His marbles may crumble down, in spite of all that we can do to preserve them as models of hopeless imitation; but the exalted ideas he sought to represent by them, are imperishable and divine, and will be subjects of contemplation when "Seas shall waste, the skies to smoke decay, Rocks fall to dust, and mountains melt away."AUTHORITIES.

Grimm's Life of Michael Angelo; Vasari's Lives of the Most Excellent Painters, Sculptors and Architects; Duppa's Life of Michael Angelo; Bayle's Histoire de la Peinture en Italie.

MARTIN LUTHER.

A. D. 1483-1546.

THE PROTESTANT REFORMATION.

Among great benefactors, Martin Luther is one of the most illustrious. He headed the Protestant Reformation. This movement is so completely inter-linked with the literature, the religion, the education, the prosperity--yea, even the political history--of Europe, that it is the most important and interesting of all modern historical changes. It is a subject of such amazing magnitude that no one can claim to be well informed who does not know its leading issues and developments, as it spread from Germany to Switzerland, France, Holland, Sweden, England, and Scotland.

The central and prominent figure in the movement is Luther; but the way was prepared for him by a host of illustrious men, in different countries,--by Savonarola in Italy, by Huss and Jerome in Bohemia, by Erasmus in Holland, by Wyclif in England, and by sundry others, who detested the corruptions they ridiculed and lamented, but could not remove.
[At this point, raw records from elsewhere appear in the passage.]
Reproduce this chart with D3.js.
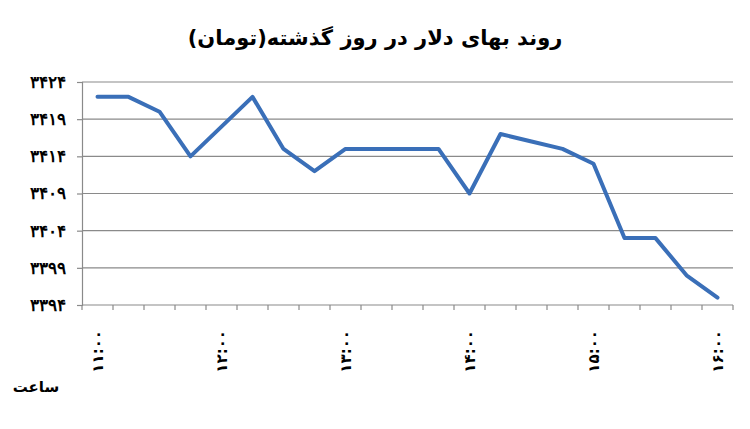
<!DOCTYPE html>
<html>
<head>
<meta charset="utf-8">
<script src="https://cdn.jsdelivr.net/npm/d3@7.9.0/dist/d3.min.js"></script>
<style>
  body { margin: 0; background: #fff; }
  svg { display: block; font-family: "DejaVu Sans", sans-serif; }
</style>
</head>
<body>
<div id="chart"></div>
<script>
// chart data (15-minute steps, 11:00 -> 16:00)
const times = ["11:00","11:15","11:30","11:45","12:00","12:15","12:30","12:45",
  "13:00","13:15","13:30","13:45","14:00","14:15","14:30","14:45",
  "15:00","15:15","15:30","15:45","16:00"];
const prices = [3422, 3422, 3420, 3414, 3418, 3422, 3415, 3412,
  3415, 3415, 3415, 3415, 3409, 3417, 3416, 3415,
  3413, 3403, 3403, 3398, 3395];
const yTicks = [3394, 3399, 3404, 3409, 3414, 3419, 3424];
const hourLabels = ["11:00", "12:00", "13:00", "14:00", "15:00", "16:00"];

const titleText = "روند بهای دلار در روز گذشته(تومان)";
const xTitle = "ساعت";

// western digits -> persian digits
const faDigits = "۰۱۲۳۴۵۶۷۸۹";
const toFa = s => String(s).replace(/[0-9]/g, c => faDigits[+c]);

const width = 750, height = 429;
const margin = { top: 82, right: 17, bottom: 124, left: 82 };
const inner = {
  left: margin.left,
  right: width - margin.right,
  top: margin.top,
  bottom: height - margin.bottom
};

const svg = d3.select("#chart").append("svg")
  .attr("width", width)
  .attr("height", height);

const x = d3.scaleBand()
  .domain(times)
  .range([inner.left, inner.right]);

const y = d3.scaleLinear()
  .domain([3394, 3424])
  .range([inner.bottom, inner.top]);

// gridlines
svg.append("g")
  .attr("class", "grid")
  .selectAll("line")
  .data(yTicks.slice(1))
  .join("line")
  .attr("x1", inner.left)
  .attr("x2", inner.right)
  .attr("y1", d => y(d))
  .attr("y2", d => y(d))
  .attr("stroke", "#8a8a8a")
  .attr("stroke-width", 1.2);

// y axis
const yAxis = svg.append("g")
  .attr("transform", `translate(${inner.left},0)`)
  .call(d3.axisLeft(y).tickValues(yTicks).tickSize(5).tickPadding(11).tickFormat(toFa));
yAxis.select(".domain").attr("stroke", "#8a8a8a").attr("stroke-width", 1.2);
yAxis.selectAll(".tick line").attr("stroke", "#8a8a8a").attr("stroke-width", 1.2);
yAxis.selectAll(".tick text")
  .attr("fill", "#000")
  .style("font-size", "17px")
  .style("font-weight", "bold")
  .style("letter-spacing", "4px");

// x axis: ticks between categories
const bounds = times.map(t => x(t)).concat([x(times[times.length - 1]) + x.bandwidth()]);
const xAxis = svg.append("g");
xAxis.append("line")
  .attr("x1", inner.left).attr("x2", inner.right)
  .attr("y1", inner.bottom).attr("y2", inner.bottom)
  .attr("stroke", "#8a8a8a").attr("stroke-width", 1.2);
xAxis.selectAll("line.tick")
  .data(bounds)
  .join("line")
  .attr("class", "tick")
  .attr("x1", d => d).attr("x2", d => d)
  .attr("y1", inner.bottom).attr("y2", inner.bottom + 5)
  .attr("stroke", "#8a8a8a").attr("stroke-width", 1.2);

xAxis.selectAll("text")
  .data(hourLabels)
  .join("text")
  .attr("transform", d => `translate(${x(d) + x.bandwidth() / 2 + 5},${inner.bottom + 25}) rotate(-90)`)
  .attr("text-anchor", "end")
  .attr("direction", "ltr")
  .style("font-size", "15px")
  .style("font-weight", "bold")
  .style("letter-spacing", "1.5px")
  .text(d => toFa(d));

// line
const line = d3.line()
  .x((d, i) => x(times[i]) + x.bandwidth() / 2)
  .y(d => y(d));

svg.append("path")
  .datum(prices)
  .attr("d", line)
  .attr("fill", "none")
  .attr("stroke", "#3a6fb8")
  .attr("stroke-width", 4)
  .attr("stroke-linejoin", "round")
  .attr("stroke-linecap", "round");

// titles
svg.append("text")
  .attr("x", 375)
  .attr("y", 45)
  .attr("text-anchor", "middle")
  .attr("direction", "rtl")
  .style("font-size", "21px")
  .style("font-weight", "bold")
  .text(titleText);

svg.append("text")
  .attr("x", 36)
  .attr("y", 392)
  .attr("text-anchor", "middle")
  .attr("direction", "rtl")
  .style("font-size", "15px")
  .style("font-weight", "bold")
  .text(xTitle);
</script>
</body>
</html>
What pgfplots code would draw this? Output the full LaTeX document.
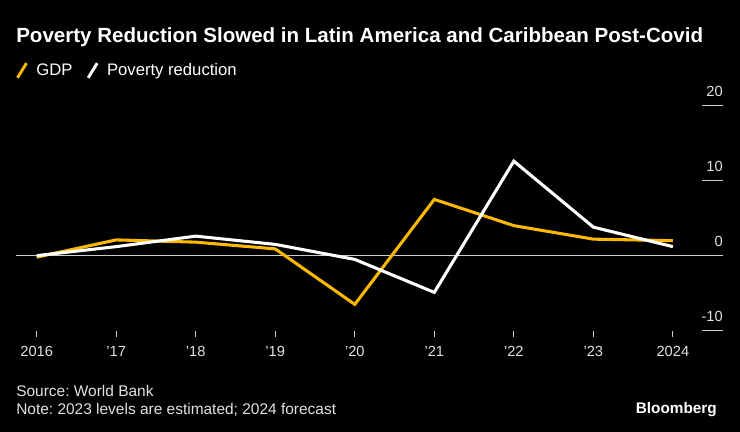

How flagrant those evils! Who can deny them? The papal despotism, and the frauds on which it was based; monastic corruptions;penance, and indulgences for sin, and the sale of them, more shameful still; the secular character of the clergy; the pomp, wealth, and arrogance of bishops; auricular confession; celibacy of the clergy, their idle and dissolute lives, their ignorance and superstition; the worship of the images of saints, and masses for the dead; the gorgeous ritualism of the mass; the substitution of legends for the Scriptures, which were not translated, or read by the people; pilgrimages, processions, idle pomps, and the multiplication of holy days; above all, the grinding spiritual despotism exercised by priests, with their inquisitions and excommunications, all centring in the terrible usurpation of the popes, keeping the human mind in bondage, and suppressing all intellectual independence,--these evils prevailed everywhere. Isay nothing here of the massacres, the poisonings, the assassinations, the evil doings of various kinds of which history accuses many of the pontiff's who sat on papal thrones. Such evils did not stare the German and English in the face, as they did the Italians in the fifteenth century. In Germany the vices were mediaeval and monkish, not the unblushing infidelity and levities of the Renaissance, which made a radical reformation in Italy impossible. In Germany and England there was left among the people the power of conscience, a rough earnestness of character, the sense of moral accountability, and a fear of divine judgment.